Posters

Abstract

Wind lidar has become a mature and essential technology in wind energy. In particular, Nacelle-Mounted Lidar (NML) provides accurate, real-time wind measurements at hub height, enabling optimized turbine control, improved power curve verification, and reduced measurement uncertainty. For the wind measurement over a defined time, the data availability is critical for reliable characterization. However, due to periodic blade interference of wind turbine, the data availability of NML differs significantly from that of traditional wind measurement instruments. The Blade Masking Effect (BME), which causes some intermittent signal loss as blades pass through the laser beam, remains insufficiently studied. As noted in IEC 61400-50-3, “Currently, no clear guideline for a fixed availability value is available,” highlighting the need for the investigation on the data availability. The primary motivation of this study is to simulate the interaction between laser beams and rotating blades under realistic operational conditions, and to assess the impact of varying data availability on measurement accuracy. To achieve this, two complementary methods are developed: (1) a MATLAB-based simulation tool that models the actual geometry and enables analysis of beam obstruction, and (2) a data post-processing approach applied to field measurements, providing insight of the influence on the accuracy.

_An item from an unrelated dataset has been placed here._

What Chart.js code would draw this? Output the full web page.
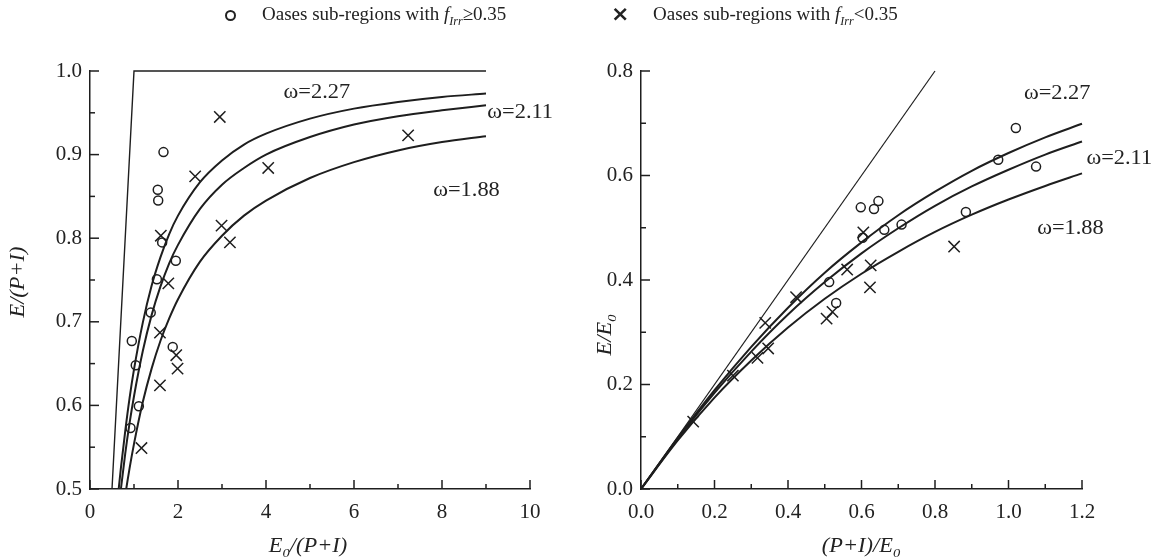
<!DOCTYPE html>
<html>
<head>
<meta charset="utf-8">
<script src="https://cdn.jsdelivr.net/npm/chart.js@4.4.1/dist/chart.umd.min.js"></script>
<style>
  html, body { margin: 0; padding: 0; background: #fff; }
  #wrap { position: relative; width: 1155px; height: 558px; overflow: hidden; }
  #left { position: absolute; left: 0; top: 0; }
  #right { position: absolute; left: 578px; top: 0; }
  .lg { position: absolute; font: 19px 'Liberation Serif', serif; color: #222; white-space: nowrap; }
  .lg sub { font-size: 12px; vertical-align: -5px; }
  .mk-circle { position: absolute; left: 225px; top: 10px; width: 7px; height: 7px; border: 2.5px solid #222; border-radius: 50%; }
  .mk-cross { position: absolute; left: 611px; top: 1px; font: bold 22px 'DejaVu Sans', sans-serif; color: #222; }
</style>
</head>
<body>
<div id="wrap">
  <canvas id="left" width="578" height="558"></canvas>
  <canvas id="right" width="577" height="558"></canvas>
  <span class="mk-circle"></span>
  <span class="lg" style="left:262px; top:3px;">Oases sub-regions with <i>f</i><sub><i>Irr</i></sub>≥0.35</span>
  <span class="mk-cross">×</span>
  <span class="lg" style="left:653px; top:3px;">Oases sub-regions with <i>f</i><sub><i>Irr</i></sub>&lt;0.35</span>
</div>
<script>
// Curvas de Fu (izquierda: E0/(P+I) vs E/(P+I))
const PHI = [0.65, 0.7, 0.8, 0.9, 1.0, 1.2, 1.4, 1.6, 1.8, 2.0, 2.5, 3.0, 3.5, 4.0, 5.0, 6.0, 7.0, 8.0, 9.0];
const LEFT_W227 = [0.499, 0.524, 0.569, 0.609, 0.643, 0.699, 0.743, 0.777, 0.805, 0.827, 0.867, 0.893, 0.912, 0.925, 0.943, 0.955, 0.963, 0.969, 0.973];
const LEFT_W211 = [0.476, 0.499, 0.542, 0.579, 0.611, 0.665, 0.708, 0.742, 0.770, 0.792, 0.835, 0.864, 0.884, 0.900, 0.921, 0.936, 0.946, 0.953, 0.959];
const LEFT_W188 = [0.434, 0.454, 0.492, 0.525, 0.554, 0.604, 0.644, 0.677, 0.704, 0.727, 0.772, 0.803, 0.827, 0.845, 0.872, 0.891, 0.905, 0.915, 0.922];
const LEFT_LIMIT_X = [0.5, 1.0, 9.0];
const LEFT_LIMIT_Y = [0.5, 1.0, 1.0];

const LEFT_CIRCLE_X = [1.67, 1.54, 1.55, 1.64, 1.95, 1.52, 1.38, 0.95, 1.88, 1.04, 1.11, 0.92];
const LEFT_CIRCLE_Y = [0.903, 0.858, 0.845, 0.795, 0.773, 0.751, 0.711, 0.677, 0.670, 0.648, 0.599, 0.573];
const LEFT_CROSS_X = [2.95, 2.39, 4.05, 7.23, 2.99, 3.18, 1.61, 1.78, 1.59, 1.96, 1.99, 1.59, 1.17];
const LEFT_CROSS_Y = [0.945, 0.874, 0.884, 0.923, 0.815, 0.795, 0.803, 0.746, 0.687, 0.660, 0.644, 0.624, 0.549];

// Panel derecho: (P+I)/E0 vs E/E0
const RIGHT_X = [0, 0.1, 0.2, 0.3, 0.4, 0.5, 0.6, 0.7, 0.8, 0.9, 1.0, 1.1, 1.2];
const RIGHT_W227 = [0, 0.098, 0.189, 0.272, 0.347, 0.414, 0.472, 0.524, 0.569, 0.609, 0.643, 0.673, 0.699];
const RIGHT_W211 = [0, 0.096, 0.184, 0.263, 0.334, 0.396, 0.451, 0.499, 0.542, 0.579, 0.611, 0.640, 0.665];
const RIGHT_W188 = [0, 0.093, 0.175, 0.246, 0.309, 0.364, 0.412, 0.454, 0.492, 0.525, 0.554, 0.580, 0.604];
const RIGHT_LIMIT_X = [0, 0.8];
const RIGHT_LIMIT_Y = [0, 0.8];

const RIGHT_CIRCLE_X = [1.020, 0.972, 1.075, 0.884, 0.709, 0.662, 0.603, 0.598, 0.634, 0.646, 0.512, 0.531];
const RIGHT_CIRCLE_Y = [0.691, 0.630, 0.617, 0.530, 0.506, 0.496, 0.481, 0.539, 0.536, 0.551, 0.396, 0.356];
const RIGHT_CROSS_X = [0.605, 0.852, 0.625, 0.623, 0.422, 0.561, 0.505, 0.521, 0.338, 0.346, 0.317, 0.250, 0.142];
const RIGHT_CROSS_Y = [0.491, 0.464, 0.428, 0.386, 0.367, 0.420, 0.326, 0.339, 0.318, 0.269, 0.251, 0.217, 0.129];

// Ticks
const LEFT_X_TICKS = [0, 2, 4, 6, 8, 10];
const LEFT_X_LABELS = ['0', '2', '4', '6', '8', '10'];
const LEFT_X_MINOR = [1, 3, 5, 7, 9];
const LEFT_Y_TICKS = [0.5, 0.6, 0.7, 0.8, 0.9, 1.0];
const LEFT_Y_LABELS = ['0.5', '0.6', '0.7', '0.8', '0.9', '1.0'];
const LEFT_Y_MINOR = [0.55, 0.65, 0.75, 0.85, 0.95];
const RIGHT_X_TICKS = [0, 0.2, 0.4, 0.6, 0.8, 1.0, 1.2];
const RIGHT_X_LABELS = ['0.0', '0.2', '0.4', '0.6', '0.8', '1.0', '1.2'];
const RIGHT_X_MINOR = [0.1, 0.3, 0.5, 0.7, 0.9, 1.1];
const RIGHT_Y_TICKS = [0, 0.2, 0.4, 0.6, 0.8];
const RIGHT_Y_LABELS = ['0.0', '0.2', '0.4', '0.6', '0.8'];
const RIGHT_Y_MINOR = [0.1, 0.3, 0.5, 0.7];

const INK = '#1e1e1e';
const FONT = "'Liberation Serif', 'Times New Roman', serif";
const STRETCH = 1.12; // el texto del original es algo más ancho que Times

const pts = (xs, ys) => xs.map((x, i) => ({ x, y: ys[i] }));

function curve(xs, ys, width, straight) {
  return {
    type: 'line', data: pts(xs, ys), borderColor: INK, borderWidth: width,
    pointRadius: 0, fill: false, tension: 0,
    cubicInterpolationMode: straight ? 'default' : 'monotone',
    clip: { left: 0, top: 3, right: 3, bottom: 0 }
  };
}

function scatter(xs, ys, style) {
  const cross = style === 'crossRot';
  return {
    type: 'scatter', data: pts(xs, ys), pointStyle: style,
    pointRadius: cross ? 8 : 4.5, borderWidth: 1.5,
    pointBorderColor: INK, pointBackgroundColor: 'rgba(0,0,0,0)', showLine: false
  };
}

// Texto con subíndices: segmentos [texto, esSubindice]
function richWidth(ctx, segs, size) {
  let w = 0;
  segs.forEach(([t, sub]) => {
    ctx.font = `italic ${sub ? Math.round(size * 0.65) : size}px ${FONT}`;
    w += ctx.measureText(t).width;
  });
  return w;
}

function drawRich(ctx, segs, cx, cy, size, rot) {
  ctx.save();
  ctx.translate(cx, cy);
  if (rot) ctx.rotate(rot);
  ctx.scale(STRETCH, 1);
  ctx.fillStyle = '#222';
  ctx.textBaseline = 'middle';
  ctx.textAlign = 'left';
  let x = -richWidth(ctx, segs, size) / 2;
  segs.forEach(([t, sub]) => {
    ctx.font = `italic ${sub ? Math.round(size * 0.65) : size}px ${FONT}`;
    ctx.fillText(t, x, sub ? size * 0.35 : 0);
    x += ctx.measureText(t).width;
  });
  ctx.restore();
}

const decorPlugin = {
  id: 'decor',
  afterDraw(chart, args, opts) {
    const ctx = chart.ctx;
    const xs = chart.scales.x, ys = chart.scales.y;
    const area = chart.chartArea;
    ctx.save();
    ctx.strokeStyle = INK;
    ctx.lineWidth = 1.5;
    // ticks hacia adentro
    const tick = (vals, len, axis) => vals.forEach(v => {
      ctx.beginPath();
      if (axis === 'x') {
        const p = xs.getPixelForValue(v);
        ctx.moveTo(p, area.bottom); ctx.lineTo(p, area.bottom - len);
      } else {
        const p = ys.getPixelForValue(v);
        ctx.moveTo(area.left, p); ctx.lineTo(area.left + len, p);
      }
      ctx.stroke();
    });
    tick(opts.xMajor, 9, 'x'); tick(opts.xMinor, 5, 'x');
    tick(opts.yMajor, 9, 'y'); tick(opts.yMinor, 5, 'y');

    // etiquetas de omega
    ctx.fillStyle = '#222';
    ctx.font = `20px ${FONT}`;
    ctx.textBaseline = 'middle';
    ctx.textAlign = 'left';
    opts.omega.forEach(o => {
      ctx.save();
      ctx.translate(xs.getPixelForValue(o.x), ys.getPixelForValue(o.y));
      ctx.scale(STRETCH, 1);
      ctx.fillText(o.text, 0, 0);
      ctx.restore();
    });
    ctx.restore();

    // títulos de ejes
    drawRich(ctx, opts.xTitle, opts.xTitlePos[0], opts.xTitlePos[1], 20, 0);
    drawRich(ctx, opts.yTitle, opts.yTitlePos[0], opts.yTitlePos[1], 20, -Math.PI / 2);
  }
};

function axis(min, max, ticks, labels, fit, isX) {
  return {
    type: 'linear', min, max,
    afterBuildTicks: s => { s.ticks = ticks.map(v => ({ value: v })); },
    afterFit: s => { if (isX) s.height = fit; else s.width = fit; },
    grid: { display: false, drawTicks: false },
    border: { display: true, color: INK, width: 1.5 },
    ticks: {
      color: '#222', padding: isX ? 11 : 8, autoSkip: false, maxRotation: 0,
      font: { family: FONT, size: 21 },
      callback: (v, i) => labels[i]
    }
  };
}

function makeChart(id, cfg) {
  return new Chart(document.getElementById(id), {
    data: { datasets: cfg.datasets },
    options: {
      responsive: false, animation: false,
      layout: { padding: { top: 71, right: cfg.padRight, left: 0, bottom: 0 } },
      plugins: {
        legend: { display: false }, tooltip: { enabled: false },
        decor: cfg.decor
      },
      scales: {
        x: axis(cfg.xMin, cfg.xMax, cfg.xTicks, cfg.xLabels, 69, true),
        y: axis(cfg.yMin, cfg.yMax, cfg.yTicks, cfg.yLabels, cfg.axisLeft, false)
      }
    },
    plugins: [decorPlugin]
  });
}

makeChart('left', {
  padRight: 48, axisLeft: 90,
  xMin: 0, xMax: 10, yMin: 0.5, yMax: 1.0,
  xTicks: LEFT_X_TICKS, xLabels: LEFT_X_LABELS,
  yTicks: LEFT_Y_TICKS, yLabels: LEFT_Y_LABELS,
  datasets: [
    curve(LEFT_LIMIT_X, LEFT_LIMIT_Y, 1.4, true),
    curve(PHI, LEFT_W227, 2),
    curve(PHI, LEFT_W211, 2),
    curve(PHI, LEFT_W188, 2),
    scatter(LEFT_CIRCLE_X, LEFT_CIRCLE_Y, 'circle'),
    scatter(LEFT_CROSS_X, LEFT_CROSS_Y, 'crossRot')
  ],
  decor: {
    xMajor: LEFT_X_TICKS, xMinor: LEFT_X_MINOR, yMajor: LEFT_Y_TICKS, yMinor: LEFT_Y_MINOR,
    omega: [
      { text: 'ω=2.27', x: 4.4, y: 0.974 },
      { text: 'ω=2.11', x: 9.03, y: 0.950 },
      { text: 'ω=1.88', x: 7.8, y: 0.857 }
    ],
    xTitle: [['E', false], ['0', true], ['/(P+I)', false]], xTitlePos: [308, 547],
    yTitle: [['E/(P+I)', false]], yTitlePos: [19, 282]
  }
});

makeChart('right', {
  padRight: 73, axisLeft: 63,
  xMin: 0, xMax: 1.2, yMin: 0, yMax: 0.8,
  xTicks: RIGHT_X_TICKS, xLabels: RIGHT_X_LABELS,
  yTicks: RIGHT_Y_TICKS, yLabels: RIGHT_Y_LABELS,
  datasets: [
    curve(RIGHT_LIMIT_X, RIGHT_LIMIT_Y, 1.2, true),
    curve(RIGHT_X, RIGHT_W227, 2),
    curve(RIGHT_X, RIGHT_W211, 2),
    curve(RIGHT_X, RIGHT_W188, 2),
    scatter(RIGHT_CIRCLE_X, RIGHT_CIRCLE_Y, 'circle'),
    scatter(RIGHT_CROSS_X, RIGHT_CROSS_Y, 'crossRot')
  ],
  decor: {
    xMajor: RIGHT_X_TICKS, xMinor: RIGHT_X_MINOR, yMajor: RIGHT_Y_TICKS, yMinor: RIGHT_Y_MINOR,
    omega: [
      { text: 'ω=2.27', x: 1.042, y: 0.756 },
      { text: 'ω=2.11', x: 1.212, y: 0.632 },
      { text: 'ω=1.88', x: 1.078, y: 0.498 }
    ],
    xTitle: [['(P+I)/E', false], ['0', true]], xTitlePos: [283, 547],
    yTitle: [['E/E', false], ['0', true]], yTitlePos: [28, 335]
  }
});
</script>
</body>
</html>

The simulation results effectively explain the observed patterns in data availability and support optimization of NML installation strategies. Field measurements show good agreement with simulation outcomes, even under conditions of low data availability. Notably, when data availability is uniformly reduced, the wind speed comparison between NML and Met Mast remains consistent.  This study investigates the impact of turbine blades on NML data availability through both simulation and field measurementsand and the influence on accuracy. The findings reveal that blade-induced reductions in data availability does not significantly impact the accuracy of wind measurement, highlighting the possibility of relaxing the threshold when using NML.